» Exercise:
Skip the pictures and extract all of the lines exactly as written.

# # # # #

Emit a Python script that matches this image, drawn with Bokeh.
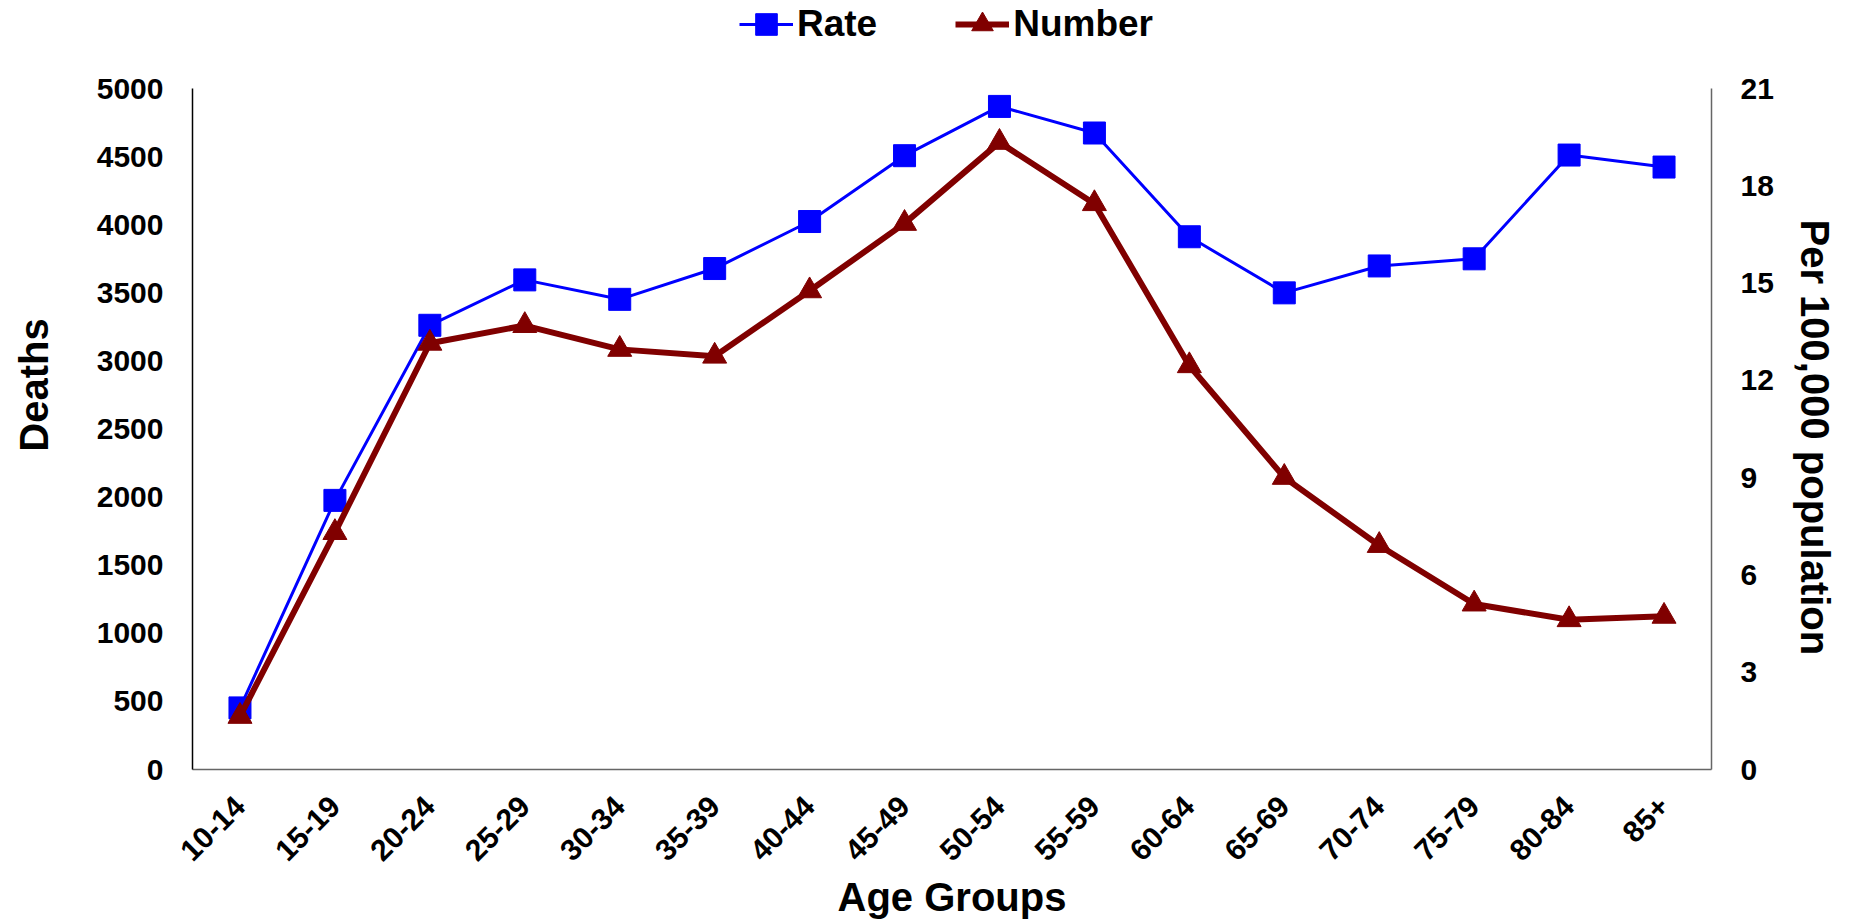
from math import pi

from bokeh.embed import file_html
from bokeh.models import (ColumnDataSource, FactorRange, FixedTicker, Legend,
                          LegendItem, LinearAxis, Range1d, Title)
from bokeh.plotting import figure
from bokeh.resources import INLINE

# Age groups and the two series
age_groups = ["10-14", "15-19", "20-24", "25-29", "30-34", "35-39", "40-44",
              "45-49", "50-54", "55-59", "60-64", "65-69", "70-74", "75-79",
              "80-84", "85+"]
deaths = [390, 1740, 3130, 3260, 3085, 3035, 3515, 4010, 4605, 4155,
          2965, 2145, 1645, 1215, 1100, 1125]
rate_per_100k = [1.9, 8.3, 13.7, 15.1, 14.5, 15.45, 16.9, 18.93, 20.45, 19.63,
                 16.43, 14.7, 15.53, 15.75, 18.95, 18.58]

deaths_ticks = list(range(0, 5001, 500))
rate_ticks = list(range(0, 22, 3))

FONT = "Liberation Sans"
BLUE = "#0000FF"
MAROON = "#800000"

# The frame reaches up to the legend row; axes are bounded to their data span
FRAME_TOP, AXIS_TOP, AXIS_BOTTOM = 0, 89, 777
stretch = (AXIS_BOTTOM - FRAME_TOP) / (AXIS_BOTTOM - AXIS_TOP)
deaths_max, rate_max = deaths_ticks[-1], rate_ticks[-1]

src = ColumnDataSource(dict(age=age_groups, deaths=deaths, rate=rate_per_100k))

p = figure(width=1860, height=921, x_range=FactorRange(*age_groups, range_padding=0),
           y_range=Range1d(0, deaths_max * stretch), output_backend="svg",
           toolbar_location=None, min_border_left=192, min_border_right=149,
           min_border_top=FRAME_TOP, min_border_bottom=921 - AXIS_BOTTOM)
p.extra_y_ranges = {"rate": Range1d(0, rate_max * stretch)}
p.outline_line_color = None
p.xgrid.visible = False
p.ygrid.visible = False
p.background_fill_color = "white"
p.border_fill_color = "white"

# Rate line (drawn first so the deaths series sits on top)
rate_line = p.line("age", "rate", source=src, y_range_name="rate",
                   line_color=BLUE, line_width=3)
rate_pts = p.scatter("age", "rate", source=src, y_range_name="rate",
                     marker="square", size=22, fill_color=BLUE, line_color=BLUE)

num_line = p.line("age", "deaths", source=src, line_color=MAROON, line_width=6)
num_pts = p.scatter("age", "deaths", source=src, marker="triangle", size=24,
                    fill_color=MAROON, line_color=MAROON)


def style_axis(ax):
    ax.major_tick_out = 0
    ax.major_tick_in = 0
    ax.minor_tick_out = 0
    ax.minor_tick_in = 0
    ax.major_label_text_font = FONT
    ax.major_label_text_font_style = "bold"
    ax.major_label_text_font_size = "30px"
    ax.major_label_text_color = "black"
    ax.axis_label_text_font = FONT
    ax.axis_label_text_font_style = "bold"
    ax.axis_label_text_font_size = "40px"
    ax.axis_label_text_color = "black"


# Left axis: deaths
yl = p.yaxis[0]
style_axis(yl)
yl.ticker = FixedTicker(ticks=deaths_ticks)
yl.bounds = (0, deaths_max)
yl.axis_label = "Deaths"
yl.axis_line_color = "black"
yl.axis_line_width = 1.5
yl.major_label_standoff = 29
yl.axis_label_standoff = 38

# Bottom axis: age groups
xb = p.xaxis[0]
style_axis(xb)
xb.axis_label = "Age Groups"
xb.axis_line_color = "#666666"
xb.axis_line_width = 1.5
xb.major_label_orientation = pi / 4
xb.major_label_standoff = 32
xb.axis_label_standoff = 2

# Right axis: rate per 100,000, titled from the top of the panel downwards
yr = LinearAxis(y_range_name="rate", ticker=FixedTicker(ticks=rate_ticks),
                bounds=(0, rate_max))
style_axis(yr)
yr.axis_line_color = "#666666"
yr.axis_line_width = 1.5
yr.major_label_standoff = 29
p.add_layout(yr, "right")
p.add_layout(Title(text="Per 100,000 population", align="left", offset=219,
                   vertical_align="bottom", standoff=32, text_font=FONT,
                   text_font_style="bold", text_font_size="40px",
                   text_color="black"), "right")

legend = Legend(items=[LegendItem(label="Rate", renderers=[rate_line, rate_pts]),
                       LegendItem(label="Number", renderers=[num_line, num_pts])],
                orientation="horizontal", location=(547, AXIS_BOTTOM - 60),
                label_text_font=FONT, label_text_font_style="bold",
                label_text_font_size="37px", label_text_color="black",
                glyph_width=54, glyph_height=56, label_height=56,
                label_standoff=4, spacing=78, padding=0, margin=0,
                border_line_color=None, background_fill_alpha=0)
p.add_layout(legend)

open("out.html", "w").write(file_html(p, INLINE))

# # # # #

» Complete response:
Emit a Python script that matches this image, drawn with Bokeh.
from math import pi

from bokeh.embed import file_html
from bokeh.models import (ColumnDataSource, FactorRange, FixedTicker, Legend,
                          LegendItem, LinearAxis, Range1d, Title)
from bokeh.plotting import figure
from bokeh.resources import INLINE

# Age groups and the two series
age_groups = ["10-14", "15-19", "20-24", "25-29", "30-34", "35-39", "40-44",
              "45-49", "50-54", "55-59", "60-64", "65-69", "70-74", "75-79",
              "80-84", "85+"]
deaths = [390, 1740, 3130, 3260, 3085, 3035, 3515, 4010, 4605, 4155,
          2965, 2145, 1645, 1215, 1100, 1125]
rate_per_100k = [1.9, 8.3, 13.7, 15.1, 14.5, 15.45, 16.9, 18.93, 20.45, 19.63,
                 16.43, 14.7, 15.53, 15.75, 18.95, 18.58]

deaths_ticks = list(range(0, 5001, 500))
rate_ticks = list(range(0, 22, 3))

FONT = "Liberation Sans"
BLUE = "#0000FF"
MAROON = "#800000"

# The frame reaches up to the legend row; axes are bounded to their data span
FRAME_TOP, AXIS_TOP, AXIS_BOTTOM = 0, 89, 777
stretch = (AXIS_BOTTOM - FRAME_TOP) / (AXIS_BOTTOM - AXIS_TOP)
deaths_max, rate_max = deaths_ticks[-1], rate_ticks[-1]

src = ColumnDataSource(dict(age=age_groups, deaths=deaths, rate=rate_per_100k))

p = figure(width=1860, height=921, x_range=FactorRange(*age_groups, range_padding=0),
           y_range=Range1d(0, deaths_max * stretch), output_backend="svg",
           toolbar_location=None, min_border_left=192, min_border_right=149,
           min_border_top=FRAME_TOP, min_border_bottom=921 - AXIS_BOTTOM)
p.extra_y_ranges = {"rate": Range1d(0, rate_max * stretch)}
p.outline_line_color = None
p.xgrid.visible = False
p.ygrid.visible = False
p.background_fill_color = "white"
p.border_fill_color = "white"

# Rate line (drawn first so the deaths series sits on top)
rate_line = p.line("age", "rate", source=src, y_range_name="rate",
                   line_color=BLUE, line_width=3)
rate_pts = p.scatter("age", "rate", source=src, y_range_name="rate",
                     marker="square", size=22, fill_color=BLUE, line_color=BLUE)

num_line = p.line("age", "deaths", source=src, line_color=MAROON, line_width=6)
num_pts = p.scatter("age", "deaths", source=src, marker="triangle", size=24,
                    fill_color=MAROON, line_color=MAROON)


def style_axis(ax):
    ax.major_tick_out = 0
    ax.major_tick_in = 0
    ax.minor_tick_out = 0
    ax.minor_tick_in = 0
    ax.major_label_text_font = FONT
    ax.major_label_text_font_style = "bold"
    ax.major_label_text_font_size = "30px"
    ax.major_label_text_color = "black"
    ax.axis_label_text_font = FONT
    ax.axis_label_text_font_style = "bold"
    ax.axis_label_text_font_size = "40px"
    ax.axis_label_text_color = "black"


# Left axis: deaths
yl = p.yaxis[0]
style_axis(yl)
yl.ticker = FixedTicker(ticks=deaths_ticks)
yl.bounds = (0, deaths_max)
yl.axis_label = "Deaths"
yl.axis_line_color = "black"
yl.axis_line_width = 1.5
yl.major_label_standoff = 29
yl.axis_label_standoff = 38

# Bottom axis: age groups
xb = p.xaxis[0]
style_axis(xb)
xb.axis_label = "Age Groups"
xb.axis_line_color = "#666666"
xb.axis_line_width = 1.5
xb.major_label_orientation = pi / 4
xb.major_label_standoff = 32
xb.axis_label_standoff = 2

# Right axis: rate per 100,000, titled from the top of the panel downwards
yr = LinearAxis(y_range_name="rate", ticker=FixedTicker(ticks=rate_ticks),
                bounds=(0, rate_max))
style_axis(yr)
yr.axis_line_color = "#666666"
yr.axis_line_width = 1.5
yr.major_label_standoff = 29
p.add_layout(yr, "right")
p.add_layout(Title(text="Per 100,000 population", align="left", offset=219,
                   vertical_align="bottom", standoff=32, text_font=FONT,
                   text_font_style="bold", text_font_size="40px",
                   text_color="black"), "right")

legend = Legend(items=[LegendItem(label="Rate", renderers=[rate_line, rate_pts]),
                       LegendItem(label="Number", renderers=[num_line, num_pts])],
                orientation="horizontal", location=(547, AXIS_BOTTOM - 60),
                label_text_font=FONT, label_text_font_style="bold",
                label_text_font_size="37px", label_text_color="black",
                glyph_width=54, glyph_height=56, label_height=56,
                label_standoff=4, spacing=78, padding=0, margin=0,
                border_line_color=None, background_fill_alpha=0)
p.add_layout(legend)

open("out.html", "w").write(file_html(p, INLINE))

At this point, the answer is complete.